Conversion Rate Optimization (CRO)
Conversion Rate Optimization (CRO) is the systematic practice of increasing the share of visitors who complete a desired action, such as starting a quiz or submitting their contact details.
In depth
CRO works by combining quantitative data from analytics with qualitative signals like session recordings, heatmaps, and survey feedback to find where prospects hesitate or drop off. Teams form a hypothesis about a specific friction point, ship a controlled change, and measure the result against a baseline so improvements are attributable rather than accidental. The discipline is iterative: each test either confirms a winning variant or rules out an idea, and both outcomes sharpen the next round.
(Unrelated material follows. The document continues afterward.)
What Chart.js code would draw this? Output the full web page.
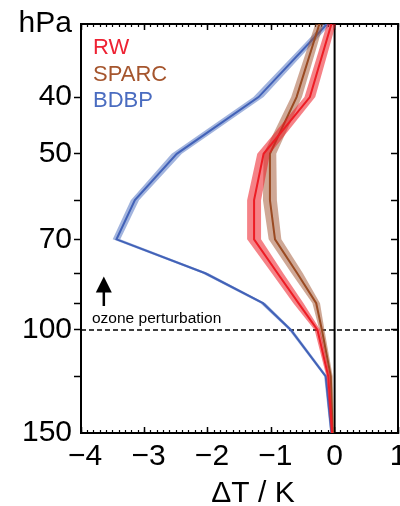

In a quiz-funnel and lead-qualification workflow, CRO matters because traffic is expensive and most visitors leave without converting. A common pitfall is optimizing a single button color while ignoring structural issues like a confusing first question, a slow load, or asking for an email too early. The highest-leverage CRO work usually targets the moments where intent is highest, sequencing the lead-capture step after the respondent has invested effort and seen the value of their scorecard result.
Example in practice
Frequently asked questions
How is conversion rate calculated?
Divide the number of visitors who completed the goal action by the total number of visitors in the same period, then multiply by 100. For example, 150 leads from 1,000 visitors is a 15% conversion rate.
Is CRO the same as A/B testing?
No. A/B testing is one tool inside CRO, used to validate a change against a control. CRO is the broader process of research, hypothesis, experimentation, and analysis that decides what to test in the first place.
How much traffic do I need before CRO is worthwhile?
You can apply CRO research at any traffic level, but statistical testing needs enough conversions to reach significance. With low volume, focus on qualitative insights and obvious friction fixes rather than tightly controlled split tests.